Source code of charts:
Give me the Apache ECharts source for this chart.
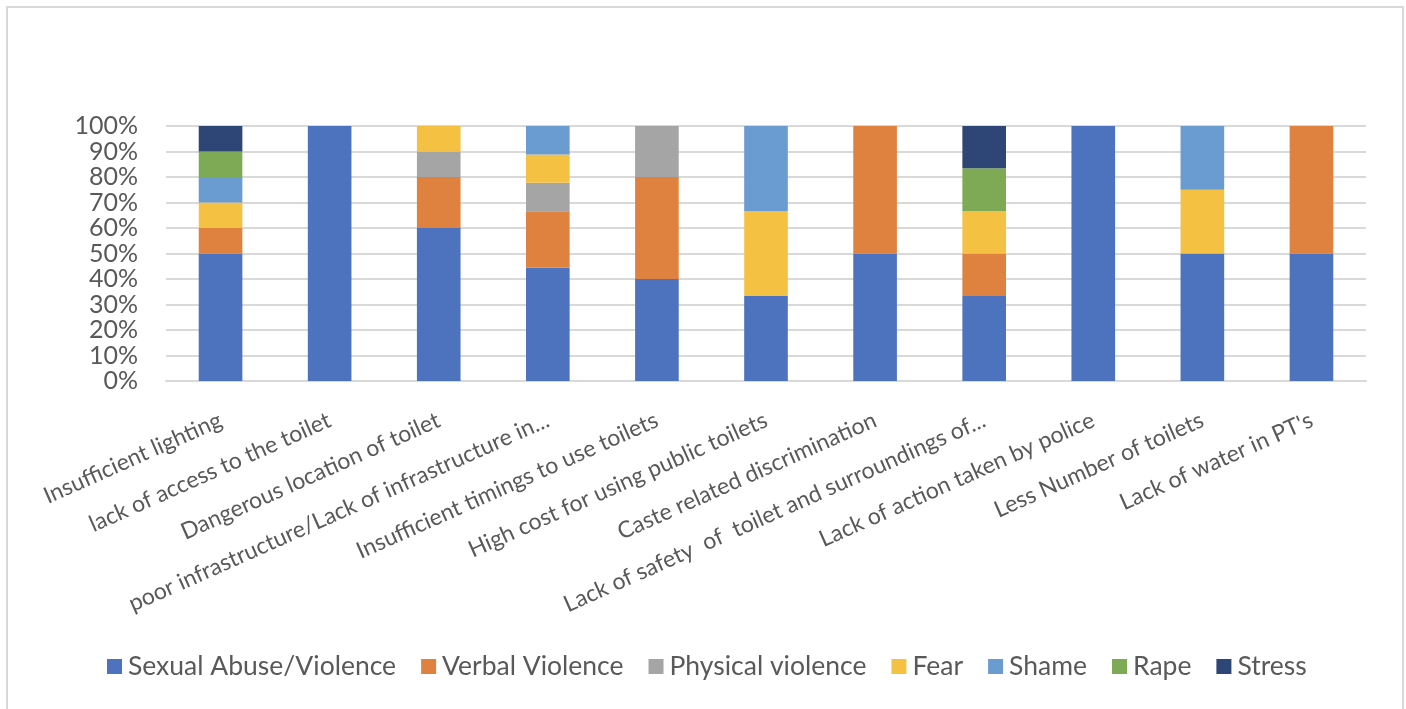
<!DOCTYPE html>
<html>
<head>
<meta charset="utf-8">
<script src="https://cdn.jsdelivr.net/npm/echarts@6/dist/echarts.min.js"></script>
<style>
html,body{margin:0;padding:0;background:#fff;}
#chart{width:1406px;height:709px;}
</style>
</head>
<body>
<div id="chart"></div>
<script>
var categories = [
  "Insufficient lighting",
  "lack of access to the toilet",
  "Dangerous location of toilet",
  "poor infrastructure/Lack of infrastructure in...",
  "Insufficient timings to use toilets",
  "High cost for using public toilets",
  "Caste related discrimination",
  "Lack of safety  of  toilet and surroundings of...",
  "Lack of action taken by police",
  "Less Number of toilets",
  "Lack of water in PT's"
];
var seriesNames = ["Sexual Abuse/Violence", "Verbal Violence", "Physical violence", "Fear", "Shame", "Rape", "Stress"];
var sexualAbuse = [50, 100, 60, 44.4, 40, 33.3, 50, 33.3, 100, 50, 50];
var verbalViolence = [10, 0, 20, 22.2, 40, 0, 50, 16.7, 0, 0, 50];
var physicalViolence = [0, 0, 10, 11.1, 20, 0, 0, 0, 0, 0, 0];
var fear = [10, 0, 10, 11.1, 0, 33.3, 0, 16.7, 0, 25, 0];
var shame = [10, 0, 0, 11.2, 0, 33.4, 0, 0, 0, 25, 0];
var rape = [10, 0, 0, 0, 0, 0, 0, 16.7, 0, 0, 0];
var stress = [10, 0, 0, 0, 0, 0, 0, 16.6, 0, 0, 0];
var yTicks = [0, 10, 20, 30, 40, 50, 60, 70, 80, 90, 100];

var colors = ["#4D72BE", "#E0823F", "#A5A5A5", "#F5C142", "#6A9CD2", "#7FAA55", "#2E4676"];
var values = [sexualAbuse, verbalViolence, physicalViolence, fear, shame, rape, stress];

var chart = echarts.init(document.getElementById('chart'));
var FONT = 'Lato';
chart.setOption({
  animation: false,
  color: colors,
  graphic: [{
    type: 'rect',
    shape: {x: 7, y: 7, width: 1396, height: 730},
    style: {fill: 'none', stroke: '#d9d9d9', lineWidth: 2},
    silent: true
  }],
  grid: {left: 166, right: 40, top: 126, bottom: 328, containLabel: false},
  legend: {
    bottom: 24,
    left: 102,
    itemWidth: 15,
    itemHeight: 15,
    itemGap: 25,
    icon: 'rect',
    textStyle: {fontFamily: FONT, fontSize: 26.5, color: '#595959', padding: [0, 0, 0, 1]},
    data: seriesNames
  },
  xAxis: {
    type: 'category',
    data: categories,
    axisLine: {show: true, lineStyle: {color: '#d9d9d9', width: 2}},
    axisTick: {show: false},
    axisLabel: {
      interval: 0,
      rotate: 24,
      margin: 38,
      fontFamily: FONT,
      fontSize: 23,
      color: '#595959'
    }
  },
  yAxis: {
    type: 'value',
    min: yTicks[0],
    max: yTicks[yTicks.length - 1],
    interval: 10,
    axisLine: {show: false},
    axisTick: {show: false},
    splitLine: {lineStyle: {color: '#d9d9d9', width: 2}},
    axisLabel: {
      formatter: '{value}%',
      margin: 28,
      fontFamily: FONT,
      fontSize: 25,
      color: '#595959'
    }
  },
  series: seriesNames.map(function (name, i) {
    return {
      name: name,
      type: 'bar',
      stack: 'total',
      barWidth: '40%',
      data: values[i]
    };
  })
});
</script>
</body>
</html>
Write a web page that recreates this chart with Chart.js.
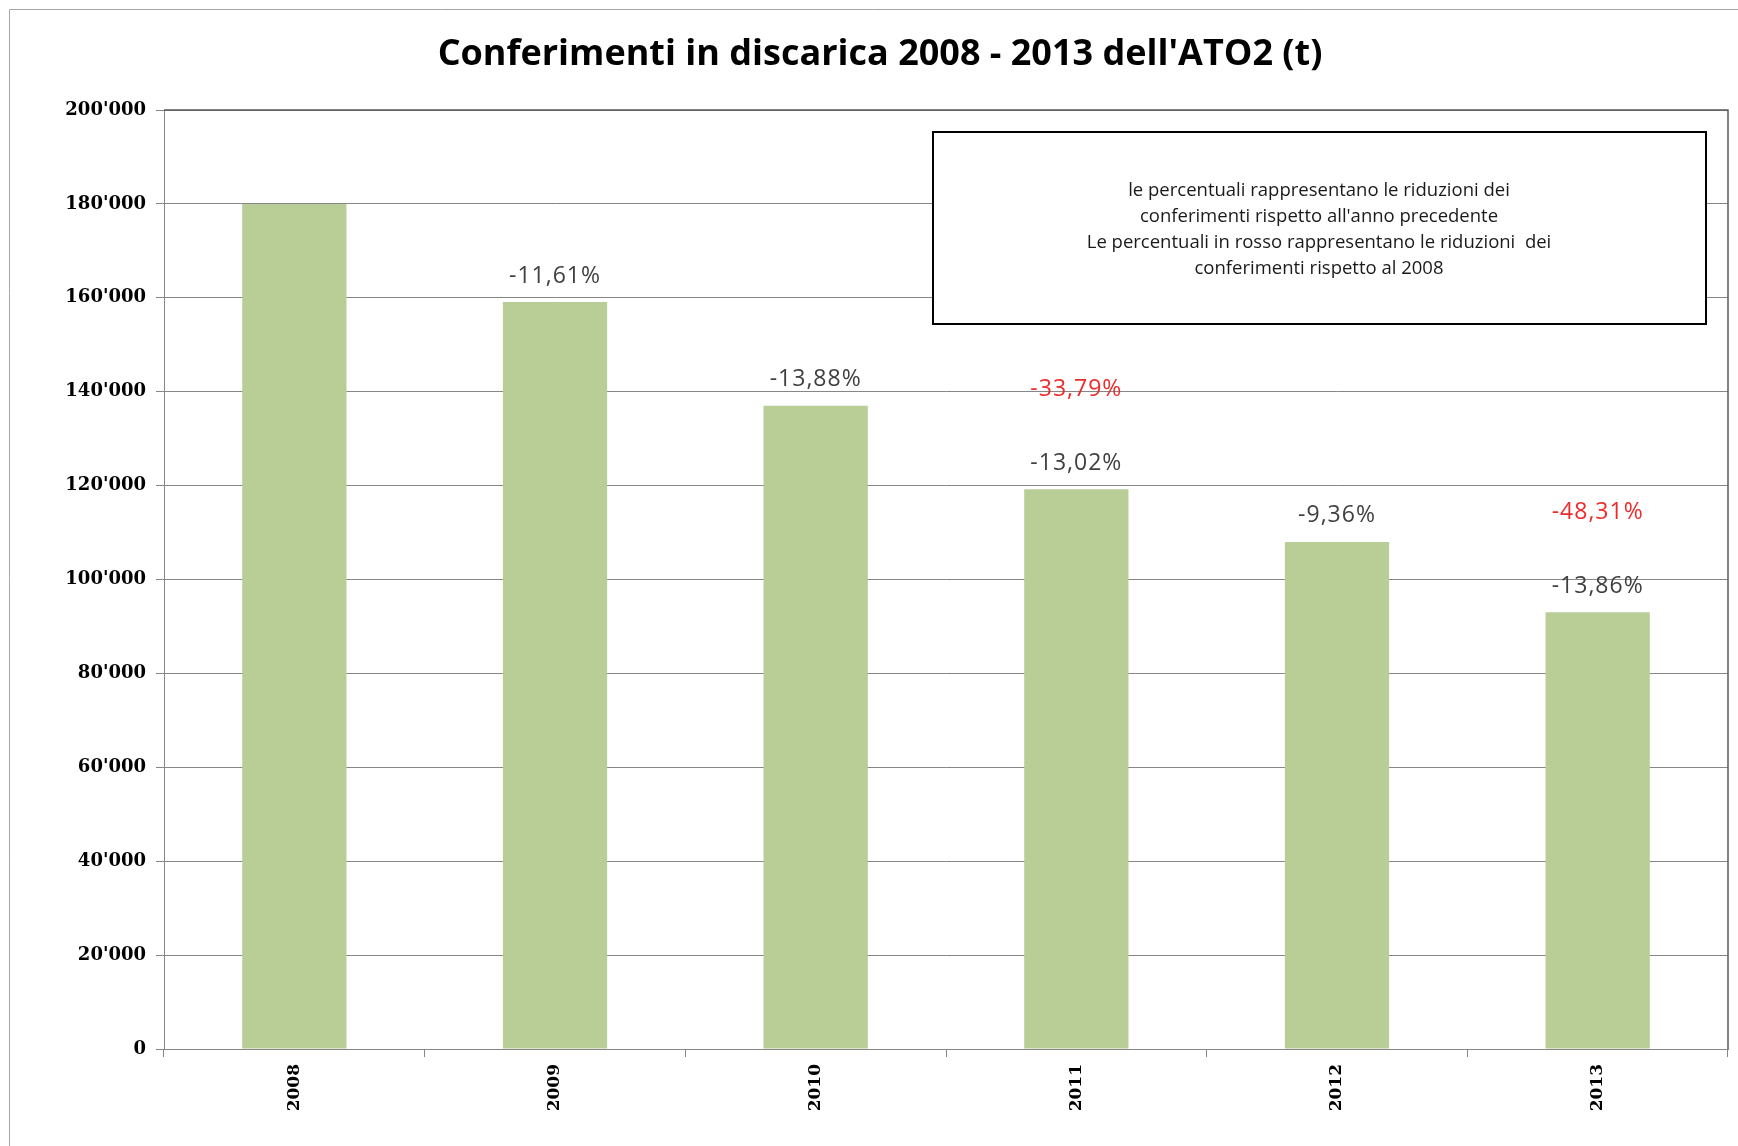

What to do - The records above must be transcribed exactly. Pictures are left out of the copy.

Written answer -
Give me the Apache ECharts source for this chart.
<!DOCTYPE html>
<html>
<head>
<meta charset="utf-8">
<script src="https://cdn.jsdelivr.net/npm/echarts@6/dist/echarts.min.js"></script>
<style>
html,body{margin:0;padding:0;background:#fff;}
#chart{width:1406px;height:709px;}
</style>
</head>
<body>
<div id="chart"></div>
<script>
var categories = [
  "Insufficient lighting",
  "lack of access to the toilet",
  "Dangerous location of toilet",
  "poor infrastructure/Lack of infrastructure in...",
  "Insufficient timings to use toilets",
  "High cost for using public toilets",
  "Caste related discrimination",
  "Lack of safety  of  toilet and surroundings of...",
  "Lack of action taken by police",
  "Less Number of toilets",
  "Lack of water in PT's"
];
var seriesNames = ["Sexual Abuse/Violence", "Verbal Violence", "Physical violence", "Fear", "Shame", "Rape", "Stress"];
var sexualAbuse = [50, 100, 60, 44.4, 40, 33.3, 50, 33.3, 100, 50, 50];
var verbalViolence = [10, 0, 20, 22.2, 40, 0, 50, 16.7, 0, 0, 50];
var physicalViolence = [0, 0, 10, 11.1, 20, 0, 0, 0, 0, 0, 0];
var fear = [10, 0, 10, 11.1, 0, 33.3, 0, 16.7, 0, 25, 0];
var shame = [10, 0, 0, 11.2, 0, 33.4, 0, 0, 0, 25, 0];
var rape = [10, 0, 0, 0, 0, 0, 0, 16.7, 0, 0, 0];
var stress = [10, 0, 0, 0, 0, 0, 0, 16.6, 0, 0, 0];
var yTicks = [0, 10, 20, 30, 40, 50, 60, 70, 80, 90, 100];

var colors = ["#4D72BE", "#E0823F", "#A5A5A5", "#F5C142", "#6A9CD2", "#7FAA55", "#2E4676"];
var values = [sexualAbuse, verbalViolence, physicalViolence, fear, shame, rape, stress];

var chart = echarts.init(document.getElementById('chart'));
var FONT = 'Lato';
chart.setOption({
  animation: false,
  color: colors,
  graphic: [{
    type: 'rect',
    shape: {x: 7, y: 7, width: 1396, height: 730},
    style: {fill: 'none', stroke: '#d9d9d9', lineWidth: 2},
    silent: true
  }],
  grid: {left: 166, right: 40, top: 126, bottom: 328, containLabel: false},
  legend: {
    bottom: 24,
    left: 102,
    itemWidth: 15,
    itemHeight: 15,
    itemGap: 25,
    icon: 'rect',
    textStyle: {fontFamily: FONT, fontSize: 26.5, color: '#595959', padding: [0, 0, 0, 1]},
    data: seriesNames
  },
  xAxis: {
    type: 'category',
    data: categories,
    axisLine: {show: true, lineStyle: {color: '#d9d9d9', width: 2}},
    axisTick: {show: false},
    axisLabel: {
      interval: 0,
      rotate: 24,
      margin: 38,
      fontFamily: FONT,
      fontSize: 23,
      color: '#595959'
    }
  },
  yAxis: {
    type: 'value',
    min: yTicks[0],
    max: yTicks[yTicks.length - 1],
    interval: 10,
    axisLine: {show: false},
    axisTick: {show: false},
    splitLine: {lineStyle: {color: '#d9d9d9', width: 2}},
    axisLabel: {
      formatter: '{value}%',
      margin: 28,
      fontFamily: FONT,
      fontSize: 25,
      color: '#595959'
    }
  },
  series: seriesNames.map(function (name, i) {
    return {
      name: name,
      type: 'bar',
      stack: 'total',
      barWidth: '40%',
      data: values[i]
    };
  })
});
</script>
</body>
</html>
Write a web page that recreates this chart with Chart.js.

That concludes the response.